What if Abraham Lincoln Had Been A Critical Theorist?

(Lincoln, 1863; Minn, 2011)

Abraham Lincoln
Abraham Lincoln

Within a comparatively limited temporal and spatial domain, this nation-state transformed a hegemonic praxis based on a conceptualization of the primacy of human agency, contingent on a generalized normalization of rights and capabilities among a class- and gender-defined bourgeoisie.

In light of the violence and contestation of the past two years, a discourse has arisen over the persistence of this specific set of ideologically-based relations. Within the spatial context of this contestation, this ecological space will remain unevenly-developed for the social practice of fetishizing individual suffering as a vicarious justification for continued collective hegemony. This practice fits within the normative, Judeo-Christian discourse that has been dominant since of the inception of this nation-state (Jefferson, 1776).

However, closer examination of this practice reveals a contradiction between the inevitable manifestations of the underlying ideology and the structures supporting the consumptive imperative, producing a collective sense of inadequacy that drives a positive feedback loop. While this particular contribution to the literature is temporally contextualized and constrained, and will have little effect on the larger structures of globalization, it represents a specific disursive instance that will fit within a larger teleological framework, as well as a culturally-persistent artifact of the periodic crises of capitalism.

Indeed, the feedback loop mandates continued surrender of individual agency to the service of the growth imperative, in response to discourses that fetishize previous struggles between competing tribal alliances. Thus, within a statist praxis, the theologically-framed discursive productions of the illusion of agency can persist within the constraints of the dialectic between socially-produced institutions as a multi-generational project, ad infinitum.


Translated back into the vernacular...

Four score and seven years ago our fathers brought forth on this continent, a new nation, conceived in Liberty, and dedicated to the proposition that all men are created equal.

Now we are engaged in a great civil war, testing whether that nation, or any nation so conceived and so dedicated, can long endure. We are met on a great battle-field of that war. We have come to dedicate a portion of that field, as a final resting place for those who here gave their lives that that nation might live. It is altogether fitting and proper that we should do this.

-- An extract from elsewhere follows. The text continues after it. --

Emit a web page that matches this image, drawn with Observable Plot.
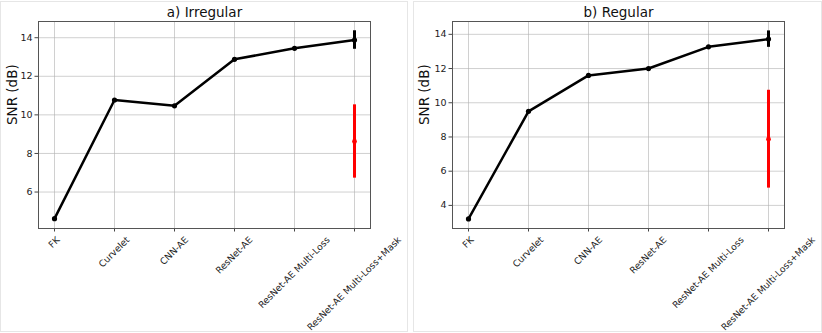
<!DOCTYPE html>
<html><head><meta charset="utf-8">
<script src="https://cdn.jsdelivr.net/npm/d3@7"></script>
<script src="https://cdn.jsdelivr.net/npm/@observablehq/plot@0.6"></script>
<style>
body{margin:0;background:#fff;font-family:"DejaVu Sans",sans-serif;}
#wrap{position:relative;width:822px;height:333px;overflow:hidden;background:#fff;}
.card{position:absolute;top:1px;height:331px;border:1px solid #e6e6e6;box-sizing:border-box;}
.panel{position:absolute;top:0;}
</style></head><body>
<div id="wrap">
<div class="card" style="left:0;width:408px"></div>
<div class="card" style="left:413px;width:409px"></div>
<div class="panel" id="p1" style="left:0"></div>
<div class="panel" id="p2" style="left:411px"></div>
</div>
<script>
const methods = ["FK", "Curvelet", "CNN-AE", "ResNet-AE", "ResNet-AE Multi-Loss", "ResNet-AE Multi-Loss+Mask"];
const snrIrregular = [4.62, 10.77, 10.47, 12.88, 13.45, 13.88];
const errIrregular = 0.48;
const redIrregular = 8.62;
const redErrIrregular = 1.9;
const snrRegular = [3.21, 9.5, 11.6, 12.0, 13.27, 13.72];
const errRegular = 0.48;
const redRegular = 7.87;
const redErrRegular = 2.86;
const ticksIrregular = [6, 8, 10, 12, 14];
const ticksRegular = [4, 6, 8, 10, 12, 14];
const titles = ["a) Irregular", "b) Regular"];
const yLabel = "SNR (dB)";

function panel(el, {title, values, err, red, redErr, domain, ticks, width, marginLeft, marginRight, labelDx}) {
  const data = methods.map((m, i) => ({method: m, snr: values[i]}));
  const last = data[data.length - 1];
  const redPt = [{method: last.method, snr: red}];
  const plot = Plot.plot({
    width, height: 333, marginLeft, marginRight, marginTop: 21, marginBottom: 105,
    style: {fontFamily: '"DejaVu Sans", sans-serif', color: "#222", background: "transparent", overflow: "visible"},
    x: {type: "point", domain: methods, padding: 0.25},
    y: {domain, ticks},
    marks: [
      Plot.gridX(methods, {stroke: "#b0b0b0", strokeOpacity: 0.6}),
      Plot.gridY(ticks, {stroke: "#b0b0b0", strokeOpacity: 0.6}),
      Plot.axisY(ticks, {tickSize: 3.5, tickPadding: 2.5, fontSize: 9.5, label: null, stroke: "#444"}),
      Plot.axisX(methods, {tickSize: 3.5, fontSize: 9.2, label: null, tickRotate: -45, textAnchor: "middle", stroke: "#444"}),
      Plot.line(data, {x: "method", y: "snr", stroke: "black", strokeWidth: 2.5}),
      Plot.dot(data, {x: "method", y: "snr", r: 2.6, fill: "black"}),
      Plot.ruleX([last], {x: "method", y1: d => d.snr - err, y2: d => d.snr + err, stroke: "black", strokeWidth: 3}),
      Plot.ruleX(redPt, {x: "method", y1: d => d.snr - redErr, y2: d => d.snr + redErr, stroke: "red", strokeWidth: 3}),
      Plot.dot(redPt, {x: "method", y: "snr", r: 2.4, fill: "red"}),
      Plot.frame({stroke: "#555"}),
      Plot.text([title], {frameAnchor: "top", dy: -9, fontSize: 13.5, fill: "#111", lineAnchor: "middle"}),
      Plot.text([yLabel], {frameAnchor: "left", rotate: -90, dx: labelDx, fontSize: 13.5, fill: "#111", lineAnchor: "middle"})
    ]
  });
  el.appendChild(plot);
  const xs = plot.scale("x");
  const svg = d3.select(plot);
  const bottom = 333 - 105;
  svg.selectAll('g[aria-label="x-axis tick label"]').attr("transform", null).each(function() {
    d3.select(this).selectAll("text").each(function() {
      const t = d3.select(this);
      const m = this.textContent;
      const L = this.getComputedTextLength();
      const tx = xs.apply(m);
      const cy = bottom + 7 + 0.7071 * (L / 2 + 4.5);
      t.attr("x", null).attr("y", null).attr("dy", "0.35em")
        .attr("text-anchor", "middle")
        .attr("transform", `translate(${tx},${cy}) rotate(-45)`);
    });
  });
}

panel(document.getElementById("p1"), {
  title: titles[0], values: snrIrregular, err: errIrregular, red: redIrregular, redErr: redErrIrregular,
  domain: [4.11, 14.84], ticks: ticksIrregular, width: 410, marginLeft: 38, marginRight: 40, labelDx: -26
});
panel(document.getElementById("p2"), {
  title: titles[1], values: snrRegular, err: errRegular, red: redRegular, redErr: redErrRegular,
  domain: [2.65, 14.75], ticks: ticksRegular, width: 411, marginLeft: 41, marginRight: 38, labelDx: -28
});
</script>
</body></html>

But, in a larger sense, we can not dedicate - we can not consecrate - we can not hallow - this ground. The brave men, living and dead, who struggled here, have consecrated it, far above our poor power to add or detract. The world will little note, nor long remember what we say here, but it can never forget what they did here. It is for us the living, rather, to be dedicated here to the unfinished work which they who fought here have thus far so nobly advanced. It is rather for us to be here dedicated to the great task remaining before us - that from these honored dead we take increased devotion to that cause for which they gave the last full measure of devotion - that we here highly resolve that these dead shall not have died in vain - that this nation, under God, shall have a new birth of freedom - and that government of the people, by the people, for the people, shall not perish from the earth.